▸ **Entries with chart source code**:
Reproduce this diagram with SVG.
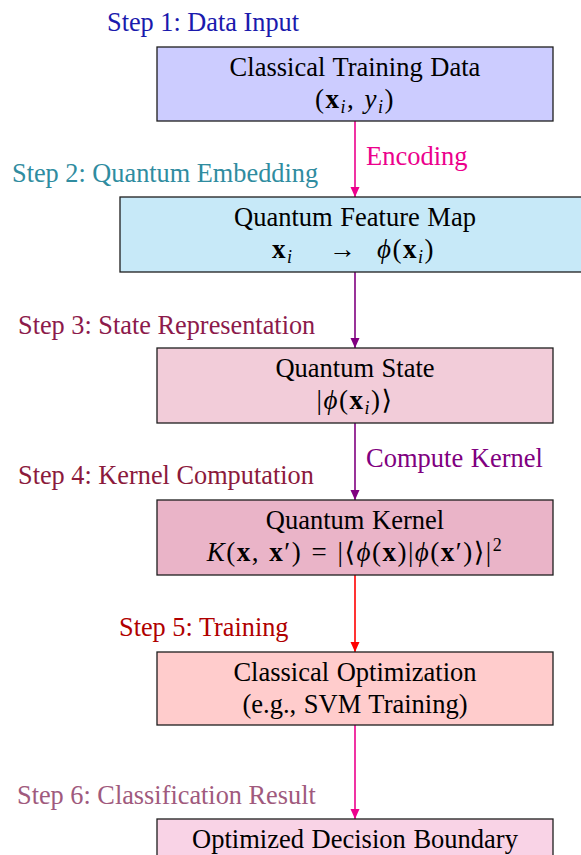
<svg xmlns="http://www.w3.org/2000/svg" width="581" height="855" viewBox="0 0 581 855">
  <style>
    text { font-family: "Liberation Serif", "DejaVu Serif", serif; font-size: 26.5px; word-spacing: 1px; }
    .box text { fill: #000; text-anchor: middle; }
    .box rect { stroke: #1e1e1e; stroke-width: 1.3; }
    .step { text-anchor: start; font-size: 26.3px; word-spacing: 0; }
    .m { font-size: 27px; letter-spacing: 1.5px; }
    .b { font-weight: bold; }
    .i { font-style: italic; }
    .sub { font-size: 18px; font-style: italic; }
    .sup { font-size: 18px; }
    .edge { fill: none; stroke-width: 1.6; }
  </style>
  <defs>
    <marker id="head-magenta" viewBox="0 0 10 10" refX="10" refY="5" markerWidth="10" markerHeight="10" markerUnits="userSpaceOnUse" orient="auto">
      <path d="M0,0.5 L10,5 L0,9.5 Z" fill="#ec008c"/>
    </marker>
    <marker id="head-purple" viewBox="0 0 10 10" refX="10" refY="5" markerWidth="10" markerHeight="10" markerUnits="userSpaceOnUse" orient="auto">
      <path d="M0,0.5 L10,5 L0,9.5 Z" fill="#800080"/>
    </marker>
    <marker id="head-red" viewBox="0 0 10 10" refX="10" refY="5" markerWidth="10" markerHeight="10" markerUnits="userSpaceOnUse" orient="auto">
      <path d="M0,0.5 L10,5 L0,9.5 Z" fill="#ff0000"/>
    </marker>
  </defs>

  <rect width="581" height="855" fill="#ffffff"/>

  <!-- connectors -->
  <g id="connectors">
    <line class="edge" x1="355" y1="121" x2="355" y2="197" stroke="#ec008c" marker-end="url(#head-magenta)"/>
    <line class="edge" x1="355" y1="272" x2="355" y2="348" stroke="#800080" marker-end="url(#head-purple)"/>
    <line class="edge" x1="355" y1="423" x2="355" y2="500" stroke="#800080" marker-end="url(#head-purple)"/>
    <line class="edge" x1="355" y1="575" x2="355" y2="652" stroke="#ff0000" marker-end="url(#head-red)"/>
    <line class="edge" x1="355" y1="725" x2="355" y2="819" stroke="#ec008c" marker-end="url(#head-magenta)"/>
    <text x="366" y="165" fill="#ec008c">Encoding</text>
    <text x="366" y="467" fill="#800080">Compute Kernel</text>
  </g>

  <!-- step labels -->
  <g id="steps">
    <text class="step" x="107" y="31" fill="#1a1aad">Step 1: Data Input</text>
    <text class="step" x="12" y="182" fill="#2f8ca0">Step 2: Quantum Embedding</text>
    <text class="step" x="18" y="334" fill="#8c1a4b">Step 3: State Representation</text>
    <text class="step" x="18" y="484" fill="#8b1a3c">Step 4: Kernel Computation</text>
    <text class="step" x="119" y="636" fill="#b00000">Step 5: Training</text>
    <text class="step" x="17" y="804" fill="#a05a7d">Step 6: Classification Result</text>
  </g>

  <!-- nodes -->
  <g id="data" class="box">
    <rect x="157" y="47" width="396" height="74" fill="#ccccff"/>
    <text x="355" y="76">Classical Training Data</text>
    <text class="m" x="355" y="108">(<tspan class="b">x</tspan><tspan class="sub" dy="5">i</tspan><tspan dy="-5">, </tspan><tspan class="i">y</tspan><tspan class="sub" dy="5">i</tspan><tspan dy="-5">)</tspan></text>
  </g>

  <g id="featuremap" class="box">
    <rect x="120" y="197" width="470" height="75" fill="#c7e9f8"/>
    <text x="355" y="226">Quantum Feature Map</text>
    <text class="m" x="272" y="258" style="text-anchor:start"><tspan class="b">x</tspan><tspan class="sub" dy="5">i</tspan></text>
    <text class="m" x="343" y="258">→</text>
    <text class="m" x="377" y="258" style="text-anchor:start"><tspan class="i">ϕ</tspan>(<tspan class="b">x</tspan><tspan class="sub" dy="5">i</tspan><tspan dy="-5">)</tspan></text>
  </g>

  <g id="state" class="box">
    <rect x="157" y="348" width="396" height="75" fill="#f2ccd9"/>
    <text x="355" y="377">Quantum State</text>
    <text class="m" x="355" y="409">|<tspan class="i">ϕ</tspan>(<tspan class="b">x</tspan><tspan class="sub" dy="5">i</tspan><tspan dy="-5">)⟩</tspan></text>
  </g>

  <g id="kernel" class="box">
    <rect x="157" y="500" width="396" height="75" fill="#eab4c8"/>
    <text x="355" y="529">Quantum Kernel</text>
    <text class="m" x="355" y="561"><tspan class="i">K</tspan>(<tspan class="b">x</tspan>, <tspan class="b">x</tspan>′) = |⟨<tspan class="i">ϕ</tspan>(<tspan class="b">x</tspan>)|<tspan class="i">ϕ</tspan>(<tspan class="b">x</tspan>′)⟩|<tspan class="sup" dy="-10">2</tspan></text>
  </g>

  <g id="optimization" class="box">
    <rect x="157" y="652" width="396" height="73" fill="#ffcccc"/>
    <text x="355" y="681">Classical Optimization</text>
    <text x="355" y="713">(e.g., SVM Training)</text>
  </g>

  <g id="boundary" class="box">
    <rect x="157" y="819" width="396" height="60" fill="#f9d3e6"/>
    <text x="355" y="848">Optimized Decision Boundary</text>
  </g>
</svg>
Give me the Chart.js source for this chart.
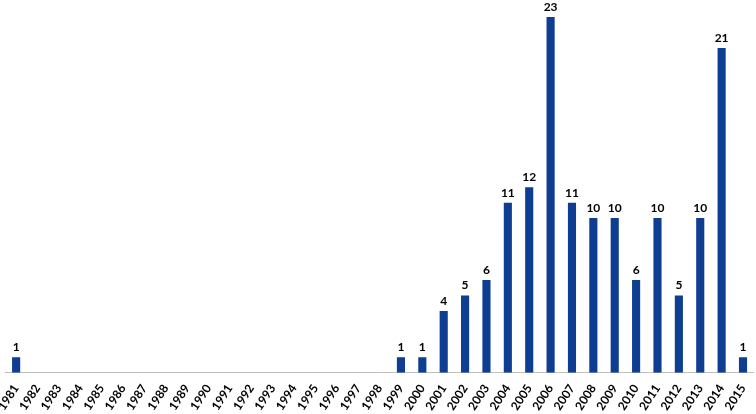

▸ **BRIEF**:
Reproduce each entry precisely. Leave the pictures out.

▸ **SOLUTION TO THIS TASK**:
Reproduce this diagram with SVG.
<svg xmlns="http://www.w3.org/2000/svg" width="581" height="855" viewBox="0 0 581 855">
  <style>
    text { font-family: "Liberation Serif", "DejaVu Serif", serif; font-size: 26.5px; word-spacing: 1px; }
    .box text { fill: #000; text-anchor: middle; }
    .box rect { stroke: #1e1e1e; stroke-width: 1.3; }
    .step { text-anchor: start; font-size: 26.3px; word-spacing: 0; }
    .m { font-size: 27px; letter-spacing: 1.5px; }
    .b { font-weight: bold; }
    .i { font-style: italic; }
    .sub { font-size: 18px; font-style: italic; }
    .sup { font-size: 18px; }
    .edge { fill: none; stroke-width: 1.6; }
  </style>
  <defs>
    <marker id="head-magenta" viewBox="0 0 10 10" refX="10" refY="5" markerWidth="10" markerHeight="10" markerUnits="userSpaceOnUse" orient="auto">
      <path d="M0,0.5 L10,5 L0,9.5 Z" fill="#ec008c"/>
    </marker>
    <marker id="head-purple" viewBox="0 0 10 10" refX="10" refY="5" markerWidth="10" markerHeight="10" markerUnits="userSpaceOnUse" orient="auto">
      <path d="M0,0.5 L10,5 L0,9.5 Z" fill="#800080"/>
    </marker>
    <marker id="head-red" viewBox="0 0 10 10" refX="10" refY="5" markerWidth="10" markerHeight="10" markerUnits="userSpaceOnUse" orient="auto">
      <path d="M0,0.5 L10,5 L0,9.5 Z" fill="#ff0000"/>
    </marker>
  </defs>

  <rect width="581" height="855" fill="#ffffff"/>

  <!-- connectors -->
  <g id="connectors">
    <line class="edge" x1="355" y1="121" x2="355" y2="197" stroke="#ec008c" marker-end="url(#head-magenta)"/>
    <line class="edge" x1="355" y1="272" x2="355" y2="348" stroke="#800080" marker-end="url(#head-purple)"/>
    <line class="edge" x1="355" y1="423" x2="355" y2="500" stroke="#800080" marker-end="url(#head-purple)"/>
    <line class="edge" x1="355" y1="575" x2="355" y2="652" stroke="#ff0000" marker-end="url(#head-red)"/>
    <line class="edge" x1="355" y1="725" x2="355" y2="819" stroke="#ec008c" marker-end="url(#head-magenta)"/>
    <text x="366" y="165" fill="#ec008c">Encoding</text>
    <text x="366" y="467" fill="#800080">Compute Kernel</text>
  </g>

  <!-- step labels -->
  <g id="steps">
    <text class="step" x="107" y="31" fill="#1a1aad">Step 1: Data Input</text>
    <text class="step" x="12" y="182" fill="#2f8ca0">Step 2: Quantum Embedding</text>
    <text class="step" x="18" y="334" fill="#8c1a4b">Step 3: State Representation</text>
    <text class="step" x="18" y="484" fill="#8b1a3c">Step 4: Kernel Computation</text>
    <text class="step" x="119" y="636" fill="#b00000">Step 5: Training</text>
    <text class="step" x="17" y="804" fill="#a05a7d">Step 6: Classification Result</text>
  </g>

  <!-- nodes -->
  <g id="data" class="box">
    <rect x="157" y="47" width="396" height="74" fill="#ccccff"/>
    <text x="355" y="76">Classical Training Data</text>
    <text class="m" x="355" y="108">(<tspan class="b">x</tspan><tspan class="sub" dy="5">i</tspan><tspan dy="-5">, </tspan><tspan class="i">y</tspan><tspan class="sub" dy="5">i</tspan><tspan dy="-5">)</tspan></text>
  </g>

  <g id="featuremap" class="box">
    <rect x="120" y="197" width="470" height="75" fill="#c7e9f8"/>
    <text x="355" y="226">Quantum Feature Map</text>
    <text class="m" x="272" y="258" style="text-anchor:start"><tspan class="b">x</tspan><tspan class="sub" dy="5">i</tspan></text>
    <text class="m" x="343" y="258">→</text>
    <text class="m" x="377" y="258" style="text-anchor:start"><tspan class="i">ϕ</tspan>(<tspan class="b">x</tspan><tspan class="sub" dy="5">i</tspan><tspan dy="-5">)</tspan></text>
  </g>

  <g id="state" class="box">
    <rect x="157" y="348" width="396" height="75" fill="#f2ccd9"/>
    <text x="355" y="377">Quantum State</text>
    <text class="m" x="355" y="409">|<tspan class="i">ϕ</tspan>(<tspan class="b">x</tspan><tspan class="sub" dy="5">i</tspan><tspan dy="-5">)⟩</tspan></text>
  </g>

  <g id="kernel" class="box">
    <rect x="157" y="500" width="396" height="75" fill="#eab4c8"/>
    <text x="355" y="529">Quantum Kernel</text>
    <text class="m" x="355" y="561"><tspan class="i">K</tspan>(<tspan class="b">x</tspan>, <tspan class="b">x</tspan>′) = |⟨<tspan class="i">ϕ</tspan>(<tspan class="b">x</tspan>)|<tspan class="i">ϕ</tspan>(<tspan class="b">x</tspan>′)⟩|<tspan class="sup" dy="-10">2</tspan></text>
  </g>

  <g id="optimization" class="box">
    <rect x="157" y="652" width="396" height="73" fill="#ffcccc"/>
    <text x="355" y="681">Classical Optimization</text>
    <text x="355" y="713">(e.g., SVM Training)</text>
  </g>

  <g id="boundary" class="box">
    <rect x="157" y="819" width="396" height="60" fill="#f9d3e6"/>
    <text x="355" y="848">Optimized Decision Boundary</text>
  </g>
</svg>
Give me the Chart.js source for this chart.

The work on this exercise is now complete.